Local recommendations for Kita-Senju
Pari Pari is a classic izakaya serving a range of local dishes and some lovely sake (hot or cold). The restaurant’s name is an onomatopoeic word for crispy, and the crispy-skin chicken is its pièce de résistance. Alternatively, Agalico, a Japanese tapas restaurant with a Mediterranean twist, has delicious sharing plates and a rotating craft beer menu to help you slug it all down.
Shimokitazawa, a bohemian neighborhood lying west of Shibuya, is in the thrall of a youthful renaissance, imbuing it with a renewed sense of energy. This new hipster vibe has caused Shimokitazawa to draw frequent parallels with Williamsburg, Brooklyn. And much like Williamsburg, the arts are fundamental to what makes “Shimokita” tick. You can watch live Japanese performing arts at the Honda Theater, catch some stand-up comedy (in English) at Good Heavens, enjoy cheap music gigs at Garage, or check out contemporary art-themed events and culinary markets at Shimokitazawa Cage.
Paradoxically in the 21st century, when you have a neighborhood populated by youths and quirky sub-cultures, themes of retro nostalgia seem to spring forth just as readily. Shimokitazawa is no different. The colorful walkways around the station are lined with vintage clothing stores and vinyl LP shops; if you want to buy records or “wavy” shirts from the days of yesteryear, there is no better place in Tokyo.
Local recommendations for Shimokitazawa
Flash Disc Ranch, immediately recognizable due to its doorway shaped like the gaping mouth of an acid-tripped monster, is one of the finest places to sift through a hefty and dusty vinyl record stock. If you’re on the hunt for retro garments however, the chain of MICMO stores in the area are not a bad place to start. Any coffee-lover worth their salt won’t be able to walk past the doors of Moldive without subconsciously drifting in for a cup of fresh roast.
Due to its large expat community, Ebisu is very much cosmopolitan Tokyo but that’s not necessarily to its detriment. At only a stop from Shibuya on the Yamanote Line, it’s right in the heart of Tokyo’s downtown. Ebisu marries the modernity of Western influences in Japan with traditional throwbacks to the old neighborhood which sprung up in the 1920s. It was named after the eponymous Yebisu beer distillery (now in Sapporo) which had been brewing in the area since the late 1800s.
Local recommendations for Ebisu
Yebisu Garden Place epitomizes the neighborhood’s metamorphosis. The striking glass-domed complex features an eclectic mix of European and Japanese eateries, alongside a fine-dining Joel Robuchon chateau restaurant. Next door is a tall tower with bars and observation decks displaying panoramic views of Tokyo’s concrete sprawl, marching toward the horizon — on a clear day you can catch sight of Mount Fuji standing sentinel over the capital. You can also watch independent cinema in the small Yebisu Garden theater, or check out one of the many festivals held in the outdoor event space, including a Yebisu beer Oktoberfest.

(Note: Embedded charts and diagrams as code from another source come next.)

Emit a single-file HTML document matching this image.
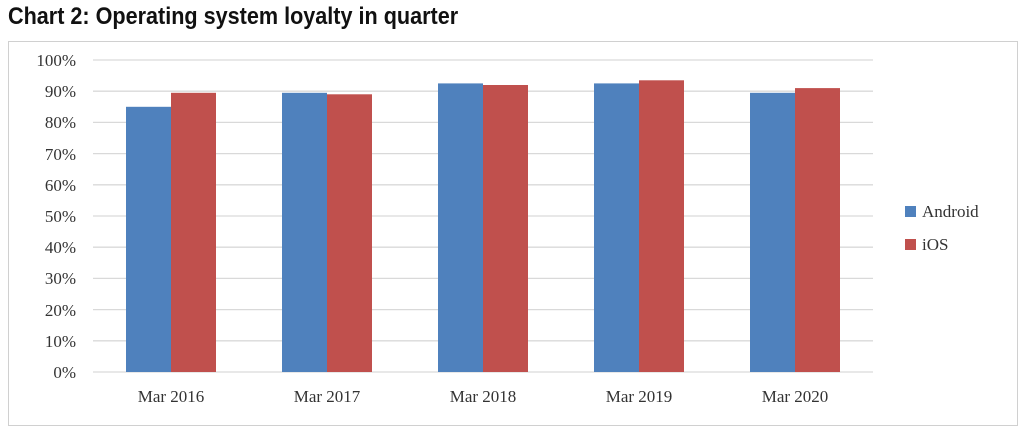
<!DOCTYPE html>
<html><head><style>
body{margin:0;background:#fff;width:1024px;height:435px;overflow:hidden;}
.t{position:absolute;left:8px;top:3px;font:bold 24px "Liberation Sans Narrow","Liberation Sans",sans-serif;color:#111;transform-origin:0 0;transform:scaleX(0.9);white-space:nowrap;}
</style></head><body>
<div class="t">Chart 2: Operating system loyalty in quarter</div>
<svg width="1024" height="435" style="position:absolute;left:0;top:0">
<rect x="8.5" y="41.5" width="1009" height="384" fill="none" stroke="#d0d0d0"/>
<g stroke="#d9d9d9" stroke-width="1.3">
<line x1="93" x2="873" y1="60" y2="60"/><line x1="93" x2="873" y1="91.2" y2="91.2"/>
<line x1="93" x2="873" y1="122.4" y2="122.4"/><line x1="93" x2="873" y1="153.6" y2="153.6"/>
<line x1="93" x2="873" y1="184.8" y2="184.8"/><line x1="93" x2="873" y1="216" y2="216"/>
<line x1="93" x2="873" y1="247.2" y2="247.2"/><line x1="93" x2="873" y1="278.4" y2="278.4"/>
<line x1="93" x2="873" y1="309.6" y2="309.6"/><line x1="93" x2="873" y1="340.8" y2="340.8"/>
<line x1="93" x2="873" y1="372" y2="372"/>
</g>
<g font-family="Liberation Serif,serif" font-size="17" fill="#333" text-anchor="end">
<text x="76" y="66">100%</text><text x="76" y="97">90%</text><text x="76" y="128">80%</text>
<text x="76" y="160">70%</text><text x="76" y="191">60%</text><text x="76" y="222">50%</text>
<text x="76" y="253">40%</text><text x="76" y="284">30%</text><text x="76" y="316">20%</text>
<text x="76" y="347">10%</text><text x="76" y="378">0%</text>
</g>
<g fill="#4f81bd">
<rect x="126" y="106.8" width="45" height="265.2"/>
<rect x="282" y="92.8" width="45" height="279.2"/>
<rect x="438" y="83.4" width="45" height="288.6"/>
<rect x="594" y="83.4" width="45" height="288.6"/>
<rect x="750" y="92.8" width="45" height="279.2"/>
</g>
<g fill="#c0504d">
<rect x="171" y="92.8" width="45" height="279.2"/>
<rect x="327" y="94.3" width="45" height="277.7"/>
<rect x="483" y="85" width="45" height="287"/>
<rect x="639" y="80.3" width="45" height="291.7"/>
<rect x="795" y="88.1" width="45" height="283.9"/>
</g>
<g font-family="Liberation Serif,serif" font-size="17" fill="#333" text-anchor="middle">
<text x="171" y="402">Mar 2016</text><text x="327" y="402">Mar 2017</text>
<text x="483" y="402">Mar 2018</text><text x="639" y="402">Mar 2019</text>
<text x="795" y="402">Mar 2020</text>
</g>
<rect x="905" y="206" width="11" height="11" fill="#4f81bd"/>
<rect x="905" y="239" width="11" height="11" fill="#c0504d"/>
<g font-family="Liberation Serif,serif" font-size="17" fill="#333">
<text x="922" y="217">Android</text><text x="922" y="250">iOS</text>
</g>
</svg>
</body></html>
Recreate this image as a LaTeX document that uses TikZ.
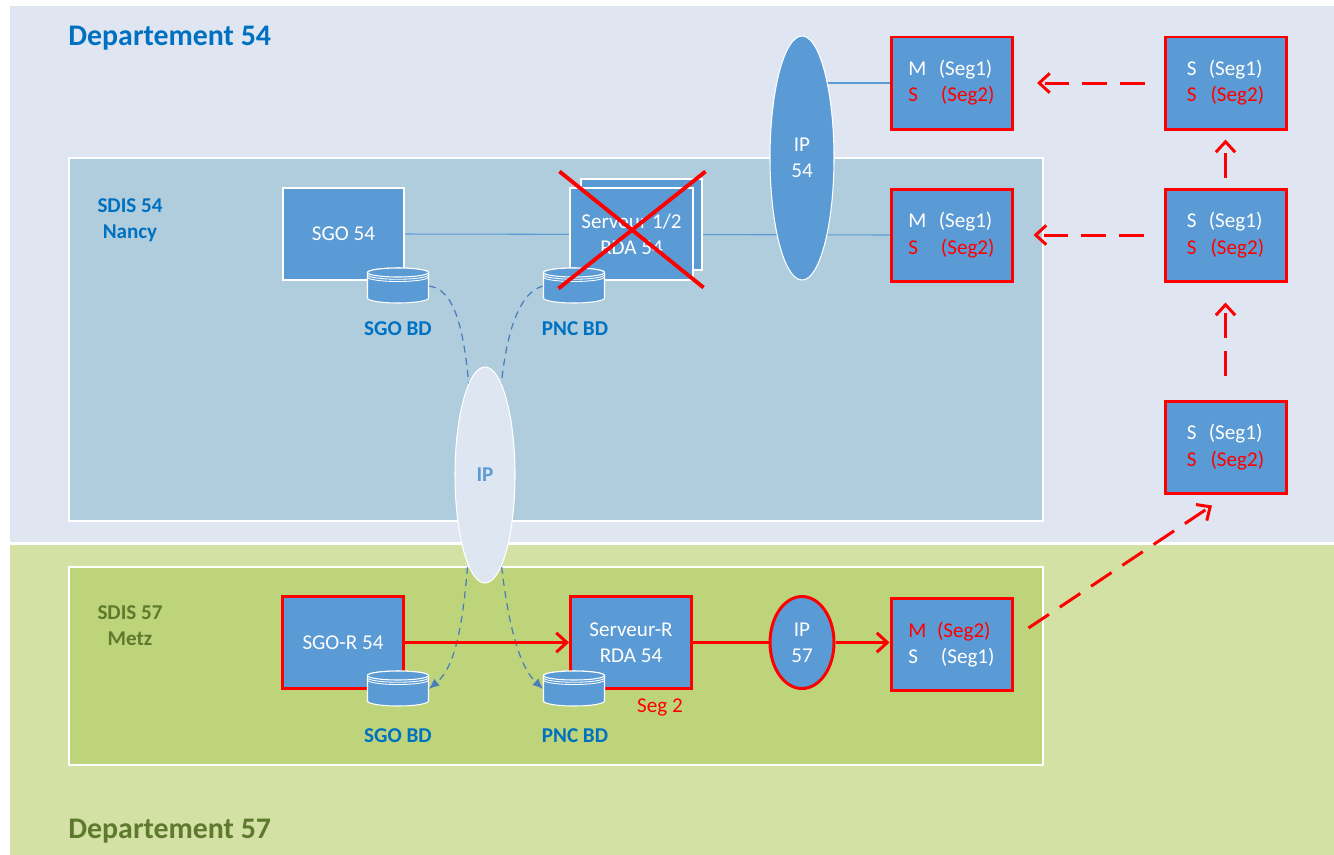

Conversely, Ebisu Yokocho is as Japanese as they come: a steamy hallway of open kitchens and bars with low seats and tables haphazardly scattered around the floor. If you want to hop from spot to spot sampling the different kinds of cuisine, by all means do so as you won’t be disappointed. Bear in mind, most places will have a small table charge and on the weekends and evenings, salarymen pile in en masse — so it’ll be difficult to get seated in larger groups.
Kichijoji lies in the surprisingly leafy western suburbs of Tokyo and is home to what is certainly one of the finest inner-city green spaces in Japan: Inokashira Park. The park’s centerpiece is a large pond of the deepest green, covered in dense splotches of algal bloom. The paths skirting its perimeter are flanked by overhanging maple and cherry trees and a large outdoor stage and seating area which groups of musicians often take to for practice sessions in the hotter months of the year. The mysterious Benzaiten shrine, built in honor of a vengeful Buddhist goddess, is erected on a boardwalk near the pond’s western banks, while patrons flock to candle-lit restaurants looking out on the pond as dusk settles. It’s a seriously atmospheric setting and never feels as crowded as the over-populated parks in Ueno and Shinjuku.
Local recommendations for Kichijoji
Pepa Café Forest, a Thai restaurant in Inokashira Park, is a great stop-off point for pad Thai, hot curries, and cold Singha beers. Or if you head to the other side of Kichijoji Station, you’ll find the acclaimed Harmonica Alley. This matrix of covered alleyways used to be part of an old flea market. Now they’re home to food stalls and cheap restaurants specializing in Japanese soul food: sizzling yakitori skewers, regional ramen, gyoza dumplings, and taiyaki, a fish-shaped pastry with filling.